Enterprises that host or manage large networks, such as Internet service providers (ISPs), commonly deploy virtual private networks (VPNs) so that ISP customers can securely communicate private data across non-secure semi-public Internet nodes. An ISP network comprising provider edge (PE) routers, core network routers, and other elements may be termed an autonomous system (AS). Such systems commonly use Border Gateway Protocol (BGP), as defined in Request for Comments (RFC) 1771 of the Internet Engineering Task Force (IETF), for exchanging route information (“prefixes”) and reachability information with other systems.
Current practices provide no effective way for managers of BGP VPNs to determine or account for transit costs of traffic passing through a service provider. In addition, the transit cost between multiple autonomous systems also is not considered. Thus, current practices provide no effective way for any customer edge (CE) router to find the shortest path for a prefix with multiple paths traversing several autonomous systems within the same administrative domain.
For the purpose of illustrating one relevant problem, FIG. 1 is a block diagram of an example network configuration. A customer network 102 has a CE router 104 that is coupled by link 105 to a PE router 106 associated with an ISP core network 109. PE router 106 is coupled by link 114 through ISP core network 109 to a second PE router 108, which is linked to CE router 110 by link 116. The second CE router 110 is associated with a separate customer network 112 of a different customer of the ISP. PE routers 106, 108 and core network 109 are associated with one ISP 120. Thus, in FIG. 1 the first and second CE routers 104, 110 are connected indirectly via a common ISP 120. CE router 104 and PE router 106 could run either BGP (and either exterior BGP [EBGP] or interior BGP [IBGP]) or an interior gateway protocol (IGP) over link 105. Similarly, PE routers 106, 108 on link 114, and PE router 108 and CE router 110 on link 116 could run any of IBGP and IGP.
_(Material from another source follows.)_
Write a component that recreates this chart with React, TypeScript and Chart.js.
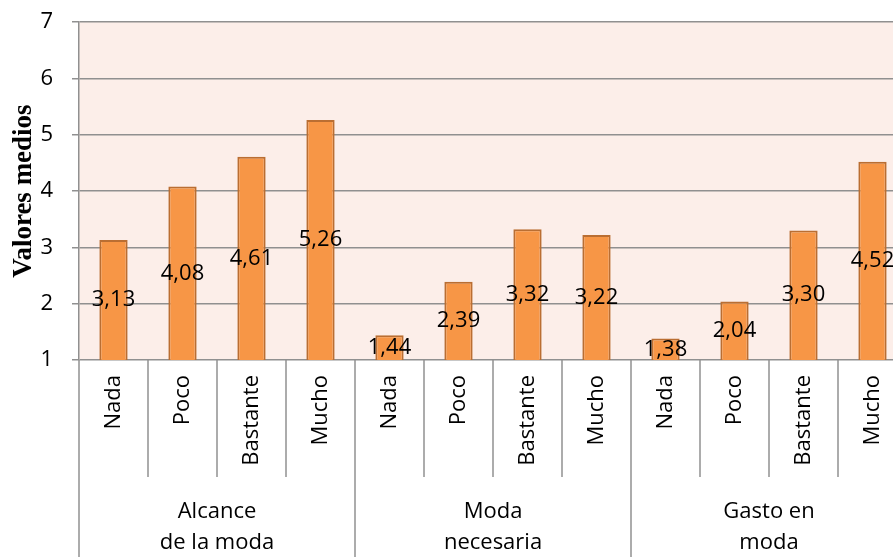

In this scenario, for a route that is originated by CE router 104, and reaches CE router 110 via PE routers 108, 106, CE router 110 currently has no way to calculate the total cost for it to reach CE router 104. Generally, there is currently no way to calculate a total cost value that reflects cost values that are developed independently by different routing protocols, and there is no way to do so between EBGP and IGP in particular.
Having a way to compute total link cost or transit cost between different routing protocols would be particularly useful when there are different routing paths available via different routing protocols, or the same routing protocols, running under the same administrative domain. For example, a customer of multiple service providers may wish to select the shortest path for a given route automatically. Currently, no automatic selection mechanism exists, and path selection, in this case, is performed by manual configuration.
No other solutions that attempt to resolve this problem are known. One cost communication mechanism, which does not solve the problem identified herein, is described in Retana et al., in the document named “draft-retana-bgp-custom-decision-00.txt,” available at the IETF web site and Internet-draft archive sources. Retana et al. propose a mechanism for extending community attributes to carry a cost of a route within one BGP domain or autonomous system. When route information is communicated outside an AS, the cost value is lost. Thus, the mechanism of Retana et al. cannot be used to transport a cost of a route across the boundaries of autonomous systems.